An argument can be made that the current Rangers roster lacks a single hitter thought of as highly as any of the abovementioned six featured on Opening Day in 2008, which doesn’t even include Nelson Cruz, whom they’d designated for assignment to start that season but luckily didn’t lose on waivers. 

But at the same time, there was no Dane Dunning in 2008. No Taylor Hearn. No Otto or A.J. Alexy, and not even a Spencer Howard to hope for a resurgence out of. There was certainly no Leiter on the farm, and if you were to combine a list ranking the Rangers’ 2008 pitching prospects and their 2022 group, you’d have to work your way well down a list including present-day Cole Winn, Ricky Vanasco, Tekoah Roby, Owen White, Yerry Rodriguez, Dane Acker, Avery Weems, Cody Bradford, Ronny Henriquez, Jake Latz, and Cole Ragans before Beavan or Main showed up.

The Rangers need a lot. Even if the club executes its pledge to be very active this winter, they won’t be able to build a 2024 pennant winner all at once. But in a reversal of how they built the 2010-11 clubs — starting with a 2008 season (79-83) that seems like a fair goal for 2022 and a 2009 campaign (87-75) that could be what the 2023 vision looks like — Texas is now a club that appears to have a pitching foundation coming into focus and a wide-open lineup. There are high hopes for Smith, Duran, Josh Jung, Justin Foscue, Sam Huff, Evan Carter, Dustin Harris, Luisangel Acuna, Bubba Thompson, and others, but as far as the actual position-player foundation is concerned, the trio of Adolis Garcia, Nathaniel Lowe, and Isiah Kiner-Falefa is not anywhere close to Hamilton, Kinsler, and Young.

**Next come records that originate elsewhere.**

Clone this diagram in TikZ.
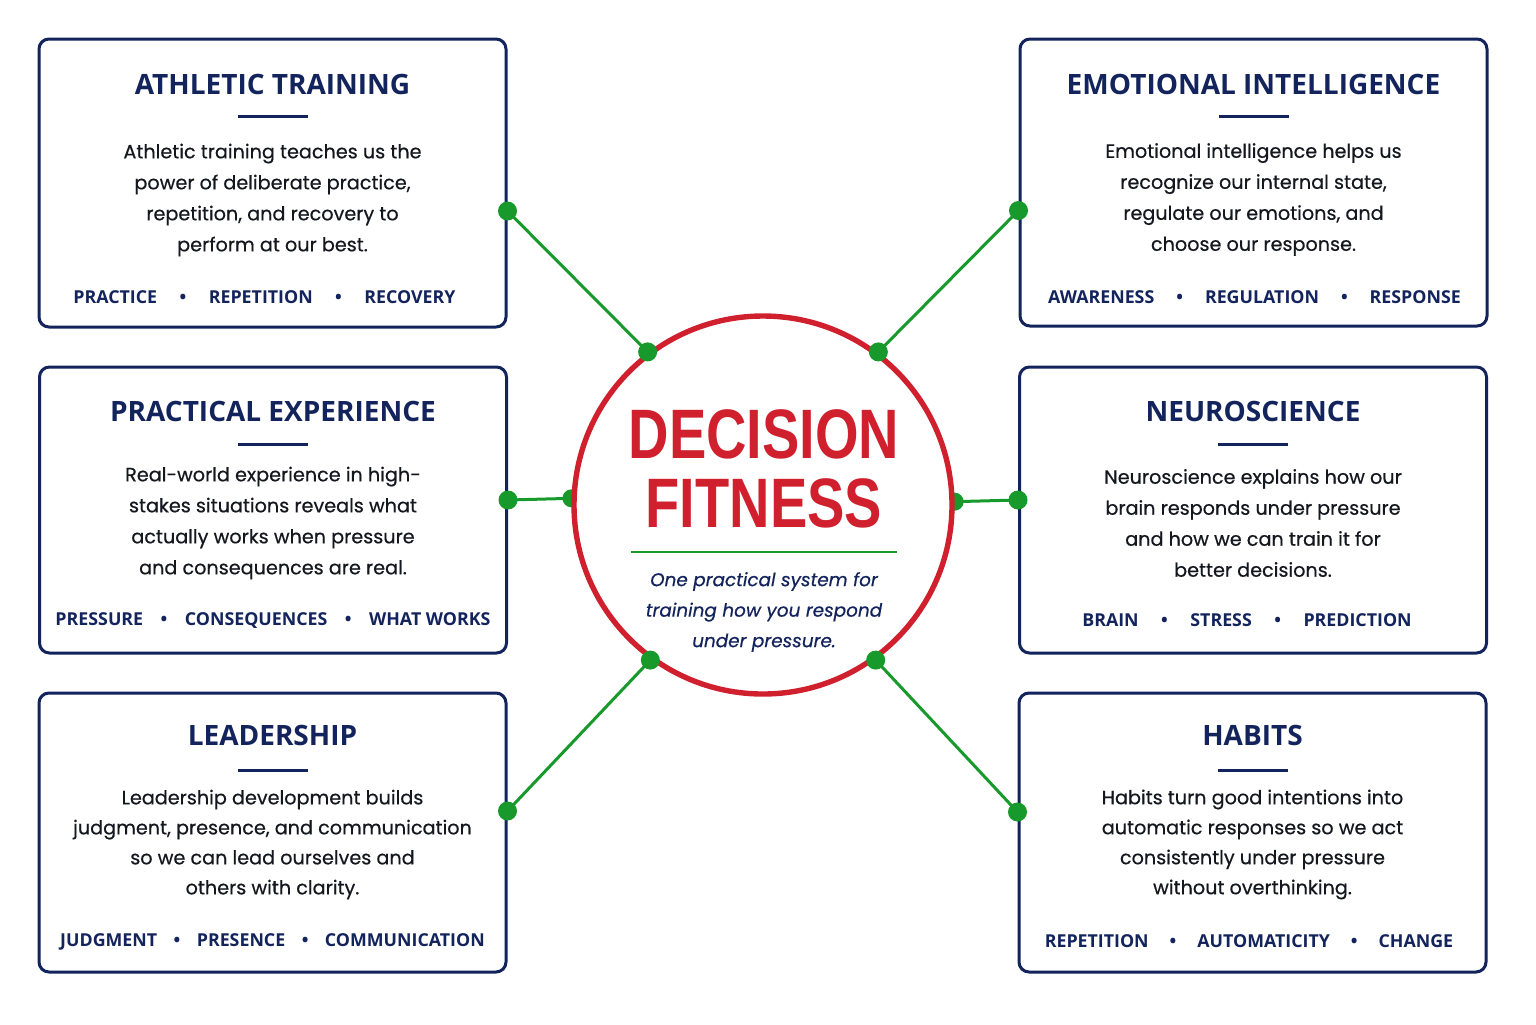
\documentclass[tikz,border=0pt]{standalone}
\usepackage{fontspec}
\setmainfont{Open Sans}
\newfontfamily\bodyfont[FakeBold=0.45]{Poppins}
\newfontfamily\hubfont[FakeStretch=0.8]{Liberation Sans}
\usepackage{xcolor}
\usetikzlibrary{positioning}

\definecolor{navy}{HTML}{13235C}
\definecolor{ink}{HTML}{15171F}
\definecolor{hubred}{HTML}{D0202E}
\definecolor{linkgreen}{HTML}{179A2B}
\newcommand{\tagsep}[1][9pt]{\hspace{#1}\textbullet\hspace{#1}\ignorespaces}

\pgfdeclarelayer{background}
\pgfsetlayers{background,main}

\begin{document}
\begin{tikzpicture}[x=0.5pt,y=-0.5pt,
        topicbox/.style={draw=navy, line width=1.5pt, rounded corners=5pt, fill=white, minimum width=233.5pt, minimum height=#1},
        boxtitle/.style={text=navy, font=\fontsize{14}{17}\selectfont\bfseries},
        boxbody/.style={text=ink, align=center, font=\bodyfont\fontsize{9.6}{15.5}\selectfont},
        boxtags/.style={text=navy, font=\fontsize{8.9}{10}\selectfont\bfseries},
        titlerule/.style={draw=navy, line width=1.5pt},
        hubring/.style={circle, draw=hubred, line width=2.7pt, fill=white, minimum size=189pt},
        link/.style={draw=linkgreen, line width=1.5pt}
        ]
            \useasboundingbox (0,0) rectangle (1536,1024);

            % topic boxes
            \node[topicbox=144pt] (athl) at (272.5,183) {};
            \node[topicbox=143.5pt] (emot) at (1253.5,182.5) {};
            \node[topicbox=143pt] (prac) at (273,510) {};
            \node[topicbox=143pt] (neuro) at (1253,510) {};
            \node[topicbox=139.5pt] (lead) at (272.5,832.5) {};
            \node[topicbox=139.5pt] (habit) at (1252.5,832.5) {};

            \node[boxtitle] (athl-t) at ([yshift=-23.5pt]athl.north) {ATHLETIC TRAINING};
            \node[boxtitle] (emot-t) at ([yshift=-23.5pt]emot.north) {EMOTIONAL INTELLIGENCE};
            \node[boxtitle] (prac-t) at ([yshift=-23pt]prac.north) {PRACTICAL EXPERIENCE};
            \node[boxtitle] (neuro-t) at ([yshift=-23pt]neuro.north) {NEUROSCIENCE};
            \node[boxtitle] (lead-t) at ([yshift=-22pt]lead.north) {LEADERSHIP};
            \node[boxtitle] (habit-t) at ([yshift=-22pt]habit.north) {HABITS};

            \foreach \b in {athl,emot,prac,neuro,lead,habit}
                \draw[titlerule] ([xshift=-17.5pt,yshift=-39.5pt]\b.north) -- ([xshift=17.5pt,yshift=-39.5pt]\b.north);

            \node[boxbody] (athl-b) at ([yshift=-8.5pt]athl.center) {Athletic training teaches us the\\power of deliberate practice,\\repetition, and recovery to\\perform at our best.};
            \node[boxbody] (emot-b) at ([yshift=-8.5pt]emot.center) {Emotional intelligence helps us\\recognize our internal state,\\regulate our emotions, and\\choose our response.};
            \node[boxbody] (prac-b) at ([yshift=-6.5pt]prac.center) {Real-world experience in high-\\stakes situations reveals what\\actually works when pressure\\and consequences are real.};
            \node[boxbody] (neuro-b) at ([yshift=-6.5pt]neuro.center) {Neuroscience explains how our\\brain responds under pressure\\and how we can train it for\\better decisions.};
            \node[boxbody, font=\bodyfont\fontsize{9.6}{15}\selectfont] (lead-b) at ([yshift=-6pt]lead.center) {Leadership development builds\\judgment, presence, and communication\\so we can lead ourselves and\\others with clarity.};
            \node[boxbody, font=\bodyfont\fontsize{9.6}{15}\selectfont] (habit-b) at ([yshift=-6pt]habit.center) {Habits turn good intentions into\\automatic responses so we act\\consistently under pressure\\without overthinking.};

            \node[boxtags] (athl-k) at ([xshift=-4pt,yshift=15.5pt]athl.south) {PRACTICE\tagsep[11.25pt] REPETITION\tagsep[11.25pt] RECOVERY};
            \node[boxtags] (emot-k) at ([xshift=0.5pt,yshift=15pt]emot.south) {AWARENESS\tagsep[11pt] REGULATION\tagsep[11pt] RESPONSE};
            \node[boxtags] (prac-k) at ([xshift=0pt,yshift=17pt]prac.south) {PRESSURE\tagsep[8.75pt] CONSEQUENCES\tagsep[8.75pt] WHAT WORKS};
            \node[boxtags] (neuro-k) at ([xshift=-3pt,yshift=17pt]neuro.south) {BRAIN\tagsep[11.25pt] STRESS\tagsep[11.25pt] PREDICTION};
            \node[boxtags] (lead-k) at ([xshift=0pt,yshift=16pt]lead.south) {JUDGMENT\tagsep[8.25pt] PRESENCE\tagsep[8.25pt] COMMUNICATION};
            \node[boxtags] (habit-k) at ([xshift=-1.75pt,yshift=16pt]habit.south) {REPETITION\tagsep[10.5pt] AUTOMATICITY\tagsep[10.5pt] CHANGE};

            % hub
            \node[hubring] (hub) at (763,505) {};
            \node[text=hubred, align=center, font=\hubfont\fontsize{35}{34.5}\selectfont\bfseries] (hub-t) at (764,469) {DECISION\\FITNESS};
            \draw[draw=linkgreen, line width=1.2pt] (631,552) -- (897,552);
            \node[text=navy, align=center, font=\bodyfont\fontsize{9.2}{15.25}\selectfont\itshape] (hub-s) at (764,612) {One practical system for\\training how you respond\\under pressure.};

            % links
            \coordinate (athl-p) at ([yshift=-14pt]athl.east);
            \coordinate (emot-p) at ([yshift=-14pt]emot.west);
            \coordinate (prac-p) at ([yshift=5pt]prac.east);
            \coordinate (neuro-p) at ([yshift=5pt]neuro.west);
            \coordinate (lead-p) at ([yshift=10.75pt]lead.east);
            \coordinate (habit-p) at ([yshift=10.25pt]habit.west);

            \begin{pgfonlayer}{background}
            \draw[link] (athl-p) -- (hub.127);
            \draw[link] (emot-p) -- (hub.53);
            \draw[link] (prac-p) -- (hub.178.5);
            \draw[link] (neuro-p) -- (hub.1.5);
            \draw[link] (lead-p) -- (hub.234);
            \draw[link] (habit-p) -- (hub.306);
            \fill[linkgreen] (hub.178.5) circle (4.5pt) (hub.1.5) circle (4.5pt);
            \end{pgfonlayer}

            \foreach \p in {athl-p,emot-p,prac-p,neuro-p,lead-p,habit-p,hub.127,hub.53,hub.234,hub.306}
                \fill[linkgreen] (\p) circle (4.75pt);

        \end{tikzpicture}
\end{document}
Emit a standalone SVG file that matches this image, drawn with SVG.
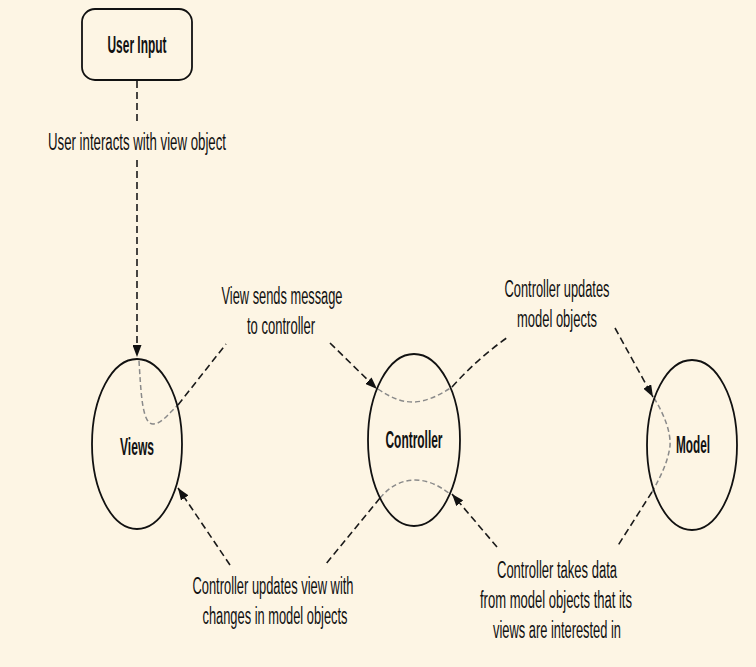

Yet it’s theoretically easier to add hitting, not to mention more reliable. There are typically more hitters to go around, and they tend to get hurt a whole lot less often. Start a team from scratch, and you’d probably rather get ahead on the pitching front and build from there. Hell, the Braves are representing the National League in the World Series with an outfield manned by three players they traded for three months ago.

The free-agent market will be heavy on hitters this winter, and the Rangers are on every shortlist in the national media handicapping where Correa, Seager, Story, and Marcus Semien could land. ESPN’s Buster Olney even reports on “speculation among rival evaluators that the Rangers could double-dip among the elite shortstops, signing two and shifting one to another position.” And don’t rule out the Rangers tapping into the trade market this winter as well, like they did when they plucked Hamilton from the Reds before 2008. There’s little question that they will trade prospects moving forward; they did so to get Lowe last winter, and as the major-league team starts to win, they will use minor-league depth to deal for players to help put them over the top. It’s just a matter of when — and perhaps that ends up being midseason, the way Beavan and Josh Lueke helped acquire Lee, or Main was flipped for Bengie Molina.

One difference between this winter and the one 21 years ago is that if the Rangers sign a superstar shortstop, this time they won’t surround him with 37-year-olds on one-year deals like they did when A-Rod agreed to his quarter-billion contract. You can learn from your (predecessors’) mistakes.

But you can also study what once worked and try to replicate it, and it looks like that’s what the Rangers are trying to do. Win with hitting? Win with pitching? Either way, win with youth at the foundation and stack impact on top of it. Make 2022 your 2008, and go from there.

Re-creating the past seems to be the Rangers’ objective, a tack our sports memories heartily approve of — if properly done. If the club ultimately gets this right, it’s a safe bet that this winter and the season that follows will have been pavers on the path — part of a framework to make the past, aside from evoking a rush of sports thrill and heartbreak, the prologue to a new story that has a better ending.